職工はもっと家賃の安い地域の公営住宅に住んだというから、職工向けの住宅はまだまだ不足していたと思われる。
だが1940年ごろには、公営住宅の居住者は職工が8割を占めるほどになっていた。工場労働者の街・川崎の原型がこのころつくられたといえる。
公営住宅が建設された場所は、古市場多摩川風致地区、南武線小田急交差点多摩川堤防寄り、中原高津境・南武線武蔵新城駅付近だった。古市場が風致地区だったというのが驚きである。多摩川べりの自然豊かな場所だったのであろう。
古市場住宅地造成事業は、計画的に住宅地を造った
特に1941年に同潤会から引き継がれた住宅営団が建設した古市場は、敷地面積33万平米以上という広大なものであり、「その規模の大きさと計画の完成度において特筆されるべきものである」という(北川(佐々木)恵海「二十世紀前半の川崎市における都市行政の展開過程」学習院大学人文科学論集28号、2019)。
もともと川崎市の都市計画課が1937年頃に古市場の住宅地化計画を打ち出しており、それを住宅営団が引き継いだ。
「住宅営団による古市場住宅地造成事業の具体的な設計がまとまるのは1941年であり、建物の敷地に十分な余裕を持たせることや、幹線道路の配置、緑地・公園・遊歩道・国民学校の設置、1200の日用品市場、その他の福利施設用地を配することが川崎市から営団に要望され、概ねそれに答える形で計画が立てられた」(同論文)という。
古市場は庶民のための田園都市という雰囲気がある
実際行ってみると確かに公園が多く、街路が中心部で卍(まんじ)型を描いて四方に放射しており、田園都市的な街区をデザインしようとしたのだろうと推測される。今でも公園が多く、子ども達がたくさん遊んでおり、ベンチには高齢者が座るなど、なかなか快適な雰囲気である。

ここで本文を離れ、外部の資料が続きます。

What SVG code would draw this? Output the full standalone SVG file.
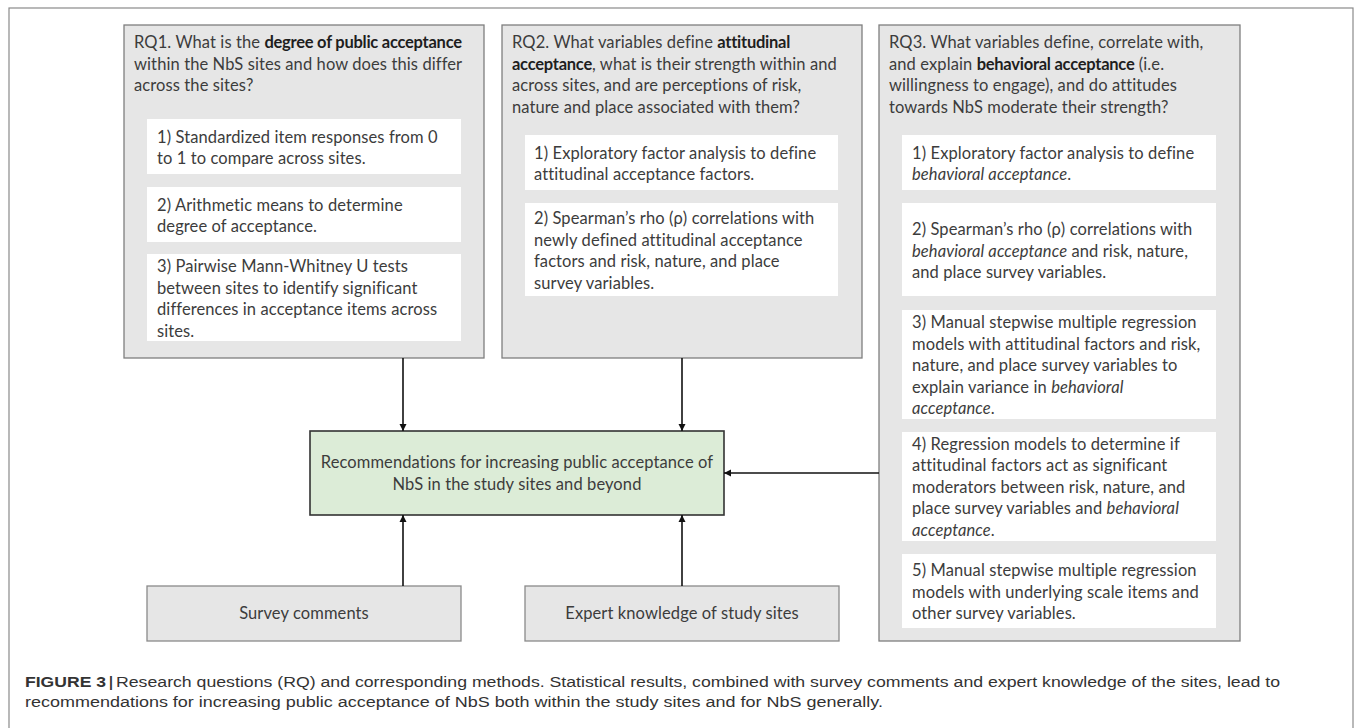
<svg xmlns="http://www.w3.org/2000/svg" width="1355" height="728" viewBox="0 0 1355 728">
<style>
.frame{fill:none;stroke:#8a8a8a;stroke-width:1.2}
.rq{fill:#e6e6e6;stroke:#7f7f7f;stroke-width:1.3}
.sub{fill:#ffffff;stroke:none}
.green{fill:#dcecd7;stroke:#333;stroke-width:1.6}
.src{fill:#e6e6e6;stroke:#8a8a8a;stroke-width:1.3}
.t{font-family:Lato,"Liberation Sans",sans-serif;font-size:16.5px;letter-spacing:0.1px;fill:#3c3c3c}
.b{font-weight:bold;fill:#1e1e1e;letter-spacing:-0.25px}
.i{font-style:italic}
.c{text-anchor:middle}
.cap{font-family:"Liberation Sans",Arial,sans-serif;font-size:14px;fill:#333}
.conn{stroke:#111;stroke-width:1.6;fill:none;marker-end:url(#ah)}
</style>
<defs>
<marker id="ah" viewBox="0 0 10 10" refX="10" refY="5" markerWidth="4.5" markerHeight="4.5" orient="auto" markerUnits="strokeWidth">
<path d="M0,0 L10,5 L0,10 z" fill="#111"/>
</marker>
</defs>
<rect class="frame" x="9" y="8" width="1344" height="740"/>

<g id="rq1">
<rect class="rq" x="124" y="25" width="360" height="333"/>
<text class="t" x="134" y="48">RQ1. What is the <tspan class="b">degree of public acceptance</tspan></text>
<text class="t" x="134" y="69.5">within the NbS sites and how does this differ</text>
<text class="t" x="134" y="91">across the sites?</text>
<rect class="sub" x="147" y="119" width="314" height="55"/>
<text class="t" x="157" y="143">1) Standardized item responses from 0</text>
<text class="t" x="157" y="164">to 1 to compare across sites.</text>
<rect class="sub" x="147" y="187" width="314" height="55"/>
<text class="t" x="157" y="211">2) Arithmetic means to determine</text>
<text class="t" x="157" y="232">degree of acceptance.</text>
<rect class="sub" x="147" y="254" width="314" height="87"/>
<text class="t" x="157" y="272">3) Pairwise Mann-Whitney U tests</text>
<text class="t" x="157" y="293.5">between sites to identify significant</text>
<text class="t" x="157" y="315">differences in acceptance items across</text>
<text class="t" x="157" y="336.5">sites.</text>
</g>

<g id="rq2">
<rect class="rq" x="502" y="25" width="360" height="333"/>
<text class="t" x="512" y="48">RQ2. What variables define <tspan class="b">attitudinal</tspan></text>
<text class="t" x="512" y="69.5"><tspan class="b">acceptance</tspan>, what is their strength within and</text>
<text class="t" x="512" y="91">across sites, and are perceptions of risk,</text>
<text class="t" x="512" y="112.5">nature and place associated with them?</text>
<rect class="sub" x="525" y="135" width="313" height="55"/>
<text class="t" x="534" y="159">1) Exploratory factor analysis to define</text>
<text class="t" x="534" y="180">attitudinal acceptance factors.</text>
<rect class="sub" x="525" y="203" width="313" height="93"/>
<text class="t" x="534" y="224">2) Spearman’s rho (ρ) correlations with</text>
<text class="t" x="534" y="245.5">newly defined attitudinal acceptance</text>
<text class="t" x="534" y="267">factors and risk, nature, and place</text>
<text class="t" x="534" y="288.5">survey variables.</text>
</g>

<g id="rq3">
<rect class="rq" x="879" y="25" width="361" height="616"/>
<text class="t" x="889" y="48">RQ3. What variables define, correlate with,</text>
<text class="t" x="889" y="69.5">and explain <tspan class="b">behavioral acceptance</tspan> (i.e.</text>
<text class="t" x="889" y="91">willingness to engage), and do attitudes</text>
<text class="t" x="889" y="112.5">towards NbS moderate their strength?</text>
<rect class="sub" x="902" y="135" width="314" height="55"/>
<text class="t" x="912" y="159">1) Exploratory factor analysis to define</text>
<text class="t" x="912" y="180"><tspan class="i">behavioral acceptance</tspan>.</text>
<rect class="sub" x="902" y="203" width="314" height="93"/>
<text class="t" x="912" y="235">2) Spearman’s rho (ρ) correlations with</text>
<text class="t" x="912" y="256.5"><tspan class="i">behavioral acceptance</tspan> and risk, nature,</text>
<text class="t" x="912" y="278">and place survey variables.</text>
<rect class="sub" x="902" y="310" width="314" height="109"/>
<text class="t" x="912" y="328">3) Manual stepwise multiple regression</text>
<text class="t" x="912" y="349.5">models with attitudinal factors and risk,</text>
<text class="t" x="912" y="371">nature, and place survey variables to</text>
<text class="t" x="912" y="392.5">explain variance in <tspan class="i">behavioral</tspan></text>
<text class="t" x="912" y="414"><tspan class="i">acceptance</tspan>.</text>
<rect class="sub" x="902" y="432" width="314" height="109"/>
<text class="t" x="912" y="449.5">4) Regression models to determine if</text>
<text class="t" x="912" y="471">attitudinal factors act as significant</text>
<text class="t" x="912" y="492.5">moderators between risk, nature, and</text>
<text class="t" x="912" y="514">place survey variables and <tspan class="i">behavioral</tspan></text>
<text class="t" x="912" y="535.5"><tspan class="i">acceptance</tspan>.</text>
<rect class="sub" x="902" y="554" width="314" height="74"/>
<text class="t" x="912" y="576">5) Manual stepwise multiple regression</text>
<text class="t" x="912" y="597.5">models with underlying scale items and</text>
<text class="t" x="912" y="619">other survey variables.</text>
</g>

<g id="recommendations">
<rect class="green" x="310" y="431" width="414" height="84"/>
<text class="t c" x="517" y="468">Recommendations for increasing public acceptance of</text>
<text class="t c" x="517" y="490">NbS in the study sites and beyond</text>
</g>

<g id="survey-comments">
<rect class="src" x="147" y="586" width="314" height="55"/>
<text class="t c" x="304" y="619">Survey comments</text>
</g>

<g id="expert-knowledge">
<rect class="src" x="525" y="586" width="314" height="55"/>
<text class="t c" x="682" y="619">Expert knowledge of study sites</text>
</g>

<g id="connectors">
<line class="conn" x1="403" y1="358" x2="403" y2="431"/>
<line class="conn" x1="682" y1="358" x2="682" y2="431"/>
<line class="conn" x1="403" y1="586" x2="403" y2="515"/>
<line class="conn" x1="682" y1="586" x2="682" y2="515"/>
<line class="conn" x1="879" y1="473" x2="724" y2="473"/>
</g>

<g id="caption">
<text class="cap" x="25" y="687" font-weight="bold" fill="#111" textLength="81" lengthAdjust="spacingAndGlyphs">FIGURE 3</text>
<text class="cap" x="109" y="687" font-weight="bold" fill="#111">|</text>
<text class="cap" x="116" y="687" textLength="1164" lengthAdjust="spacingAndGlyphs">Research questions (RQ) and corresponding methods. Statistical results, combined with survey comments and expert knowledge of the sites, lead to</text>
<text class="cap" x="25" y="707" textLength="858" lengthAdjust="spacingAndGlyphs">recommendations for increasing public acceptance of NbS both within the study sites and for NbS generally.</text>
</g>
</svg>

同潤会の西荻窪、赤羽、砂町などの住宅地を彷彿とさせる。
他方、古市場の最寄り駅は南武線鹿島田駅であるが、こちらは駅前の再開発が進み、駅南口にはタワーマンションが建っており、古市場との対比が鮮やかである。
80年間という長い時代の差はあるが、しかし一体どちらの住宅が人間の居る場所としての本質をよく考えていると言えるのか、私はちょっと疑問に思うが、いかがだろう。